Yet, no one holds within the European Monetary Union the mandate of enforcing austerity in the correct manner. The markets are the anti-austerity movements’ best hope, if only they realised: in fact, investors are punishing governments in Greece, Italy and Spain not merely because budget cut programmes in these countries are insufficient but also ill-engineered in the medium and long term for their economies to recover and generate income with which to repay debts.

France and Belgium, analysts warn, will be next in the Euroland’s sorry domino after the periphery ends up insolvent under the pressure of too high costs on credit. Germany’s position is becoming isolated: with less than 1.5-percent interest rates on the 10-year bund, Germany isn’t the motor of Europe but its rubber ring to keep barely afloat.
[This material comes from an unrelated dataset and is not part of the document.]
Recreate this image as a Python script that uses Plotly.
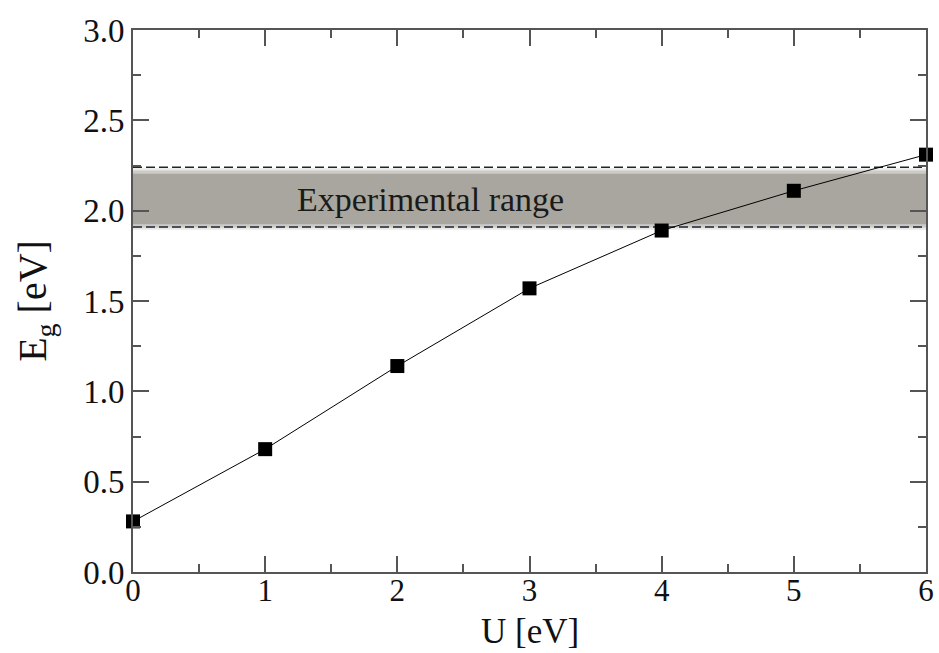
import plotly.graph_objects as go

U = [0, 1, 2, 3, 4, 5, 6]
Eg = [0.28, 0.68, 1.14, 1.57, 1.89, 2.11, 2.31]
exp_low = 1.91
exp_high = 2.24
band_low = 1.915
band_high = 2.215
x_range = [0, 6]
y_range = [0, 3]
x_ticks = [0, 1, 2, 3, 4, 5, 6]
y_ticks = [0.0, 0.5, 1.0, 1.5, 2.0, 2.5, 3.0]

FONT = "Liberation Serif, Times New Roman, serif"
AX = "#555555"
TXT = "#111111"

fig = go.Figure()

# soft-edged gray band
fig.add_shape(type="rect", xref="x", yref="y", x0=0, x1=6, y0=band_low - 0.02, y1=band_high + 0.02,
              fillcolor="rgba(168,166,158,0.25)", line_width=0, layer="below")
fig.add_shape(type="rect", xref="x", yref="y", x0=0, x1=6, y0=band_low - 0.008, y1=band_high + 0.008,
              fillcolor="rgba(168,166,158,0.45)", line_width=0, layer="below")
fig.add_shape(type="rect", xref="x", yref="y", x0=0, x1=6, y0=band_low + 0.01, y1=band_high - 0.01,
              fillcolor="#a8a69e", line_width=0, layer="below")

for yv in (exp_low, exp_high):
    fig.add_trace(go.Scatter(x=[x_range[0], x_range[1]], y=[yv, yv], mode="lines",
                             line=dict(color="#222233", width=1.5, dash="9px,4px"),
                             hoverinfo="skip", showlegend=False))

fig.add_trace(go.Scatter(x=U, y=Eg, mode="lines+markers",
                         line=dict(color="black", width=1),
                         marker=dict(symbol="square", size=14, color="black"),
                         showlegend=False, cliponaxis=False))

fig.add_annotation(x=2.25, y=2.06, xref="x", yref="y", text="Experimental range",
                   showarrow=False,
                   font=dict(family=FONT, size=34, color="#1a1a1a"))

# x-axis title as annotation, placed at the bottom of the page
fig.add_annotation(x=0.5, y=0, xref="paper", yref="paper", text="U [eV]",
                   showarrow=False, yanchor="bottom", yshift=-80, borderpad=0,
                   font=dict(family=FONT, size=35, color=TXT))

common = dict(showline=True, linecolor=AX, linewidth=2, mirror="ticks", ticks="inside",
              ticklen=16, tickwidth=2, tickcolor=AX, showgrid=False, zeroline=False,
              automargin=False)

fig.update_xaxes(range=x_range, tickvals=x_ticks, ticktext=[str(v) for v in x_ticks],
                 ticklabelstandoff=-10,
                 tickfont=dict(family=FONT, size=31, color=TXT),
                 minor=dict(ticks="inside", ticklen=8, tickwidth=2, tickcolor=AX, dtick=0.5),
                 **common)
fig.update_yaxes(range=y_range, tickvals=y_ticks, ticktext=[f"{v:.1f}" for v in y_ticks],
                 tickfont=dict(family=FONT, size=33, color=TXT),
                 title=dict(text="E<sub>g</sub> [eV]", font=dict(family=FONT, size=40, color=TXT), standoff=24),
                 minor=dict(ticks="inside", ticklen=8, tickwidth=2, tickcolor=AX, dtick=0.25),
                 **common)

fig.update_layout(width=939, height=653, paper_bgcolor="white", plot_bgcolor="white",
                  margin=dict(l=133, r=13, t=30, b=81))

fig.write_html("out.html")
According to the Bank of Spain, €30 billion left the country earlier in the first quarter of the year. Numbers by bank experts point at a €125-billion capital flow being transferred from southern Europe to core Europe. Were Hollande to convince the European Central Bank to increase its liquidity injections, the result would be to inflate that flow, not to revive the real economies of the laggards. You need efficient reforms for that, and for now it’s the national leaders who retain the last word.

But it is the markets that are forcing States to come clean. The dissociation between investors and ordinary citizens is not as dramatic as it usually is described. After all, governments must regain markets’ trust with stringent spending plans as much as voters’ confidence with those plans being neat and fair.
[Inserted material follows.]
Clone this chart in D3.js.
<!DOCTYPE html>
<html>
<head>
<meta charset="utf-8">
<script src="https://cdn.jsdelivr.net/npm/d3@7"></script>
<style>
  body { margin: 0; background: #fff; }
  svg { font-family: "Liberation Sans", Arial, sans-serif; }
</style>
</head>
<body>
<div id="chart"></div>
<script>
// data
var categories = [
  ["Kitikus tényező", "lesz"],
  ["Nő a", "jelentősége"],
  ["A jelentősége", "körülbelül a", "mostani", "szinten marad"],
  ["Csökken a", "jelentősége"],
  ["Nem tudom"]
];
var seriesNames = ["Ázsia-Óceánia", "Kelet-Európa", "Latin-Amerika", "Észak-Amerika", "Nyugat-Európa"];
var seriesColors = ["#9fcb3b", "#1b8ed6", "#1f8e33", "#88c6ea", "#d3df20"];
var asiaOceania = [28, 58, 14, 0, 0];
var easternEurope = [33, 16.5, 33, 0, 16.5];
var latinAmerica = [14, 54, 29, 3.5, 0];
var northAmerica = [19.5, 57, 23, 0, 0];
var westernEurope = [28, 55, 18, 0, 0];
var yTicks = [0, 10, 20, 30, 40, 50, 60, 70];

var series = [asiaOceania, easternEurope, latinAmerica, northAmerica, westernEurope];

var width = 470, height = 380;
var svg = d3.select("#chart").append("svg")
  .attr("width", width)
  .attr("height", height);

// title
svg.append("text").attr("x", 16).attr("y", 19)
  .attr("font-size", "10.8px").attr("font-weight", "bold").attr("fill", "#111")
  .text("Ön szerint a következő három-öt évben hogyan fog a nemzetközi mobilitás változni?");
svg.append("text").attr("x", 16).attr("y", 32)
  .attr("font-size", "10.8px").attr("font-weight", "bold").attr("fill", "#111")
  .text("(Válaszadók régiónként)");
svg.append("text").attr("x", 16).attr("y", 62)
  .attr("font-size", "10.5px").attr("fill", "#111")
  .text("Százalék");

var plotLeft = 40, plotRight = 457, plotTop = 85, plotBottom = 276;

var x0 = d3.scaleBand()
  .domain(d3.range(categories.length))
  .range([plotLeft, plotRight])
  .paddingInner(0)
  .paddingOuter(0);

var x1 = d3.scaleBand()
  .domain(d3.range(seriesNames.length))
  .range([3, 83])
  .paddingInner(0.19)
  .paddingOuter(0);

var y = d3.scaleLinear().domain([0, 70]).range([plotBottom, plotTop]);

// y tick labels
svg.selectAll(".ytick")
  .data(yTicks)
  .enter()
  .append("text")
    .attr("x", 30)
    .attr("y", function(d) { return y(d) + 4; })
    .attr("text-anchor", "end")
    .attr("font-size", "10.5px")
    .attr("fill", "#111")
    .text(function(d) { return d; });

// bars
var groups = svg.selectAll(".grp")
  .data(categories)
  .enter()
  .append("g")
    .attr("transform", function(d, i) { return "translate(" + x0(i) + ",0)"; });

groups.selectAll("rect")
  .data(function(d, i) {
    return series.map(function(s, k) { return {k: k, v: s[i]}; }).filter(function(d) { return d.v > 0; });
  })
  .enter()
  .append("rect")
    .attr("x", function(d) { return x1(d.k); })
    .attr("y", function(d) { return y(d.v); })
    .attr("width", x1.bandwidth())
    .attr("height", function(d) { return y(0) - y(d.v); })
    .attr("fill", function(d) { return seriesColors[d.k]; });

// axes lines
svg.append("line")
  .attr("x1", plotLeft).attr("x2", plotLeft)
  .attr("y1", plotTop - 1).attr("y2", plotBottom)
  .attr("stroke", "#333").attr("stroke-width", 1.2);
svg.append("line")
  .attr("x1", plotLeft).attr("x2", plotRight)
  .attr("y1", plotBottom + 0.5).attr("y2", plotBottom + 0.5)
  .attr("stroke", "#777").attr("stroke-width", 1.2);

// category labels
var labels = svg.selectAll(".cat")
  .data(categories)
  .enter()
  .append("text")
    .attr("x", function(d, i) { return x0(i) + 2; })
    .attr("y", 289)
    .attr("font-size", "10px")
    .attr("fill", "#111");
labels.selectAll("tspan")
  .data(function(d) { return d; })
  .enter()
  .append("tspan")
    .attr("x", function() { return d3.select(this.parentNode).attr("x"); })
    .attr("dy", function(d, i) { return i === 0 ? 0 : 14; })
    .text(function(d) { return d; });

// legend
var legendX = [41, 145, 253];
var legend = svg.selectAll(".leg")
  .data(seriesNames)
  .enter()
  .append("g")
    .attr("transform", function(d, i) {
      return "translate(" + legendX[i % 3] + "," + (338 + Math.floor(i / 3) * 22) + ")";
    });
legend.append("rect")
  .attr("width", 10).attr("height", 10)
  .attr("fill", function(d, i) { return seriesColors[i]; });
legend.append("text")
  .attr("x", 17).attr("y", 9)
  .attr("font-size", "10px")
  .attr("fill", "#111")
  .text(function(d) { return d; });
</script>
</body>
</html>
Whether Hollande’s aim is to lift the burden of austerity when wrongly placed on the easiest target of basic public services, or simply echoes the obtuse complaint of a vicious European political class accustomed to suck public money at will, we don’t know yet.

But his “markets are the real enemy” line sounds awfully odd for someone whose life and career differs nothing from the habitual European politician. Unfortunately, so his training in financial matters appears to be.

About the Author

Victor Jimenez
London contributor at thecorner.eu, reporting about the City and the Eurozone economies. He regularly writes for Spanish newspaper group Prensa Ibérica--some of his features include shared work with journalists of The Daily Telegraph and the BBC.

2 Comments on "François Hollande is a loser"

  1. “The Greeks, for instance, represent an honest proof of the extraordinary commitment to the euro project, with some 70 percent of support even in the current circumstances”
    Hey, where did you get that 70%?? From Bruxelles?? get a life….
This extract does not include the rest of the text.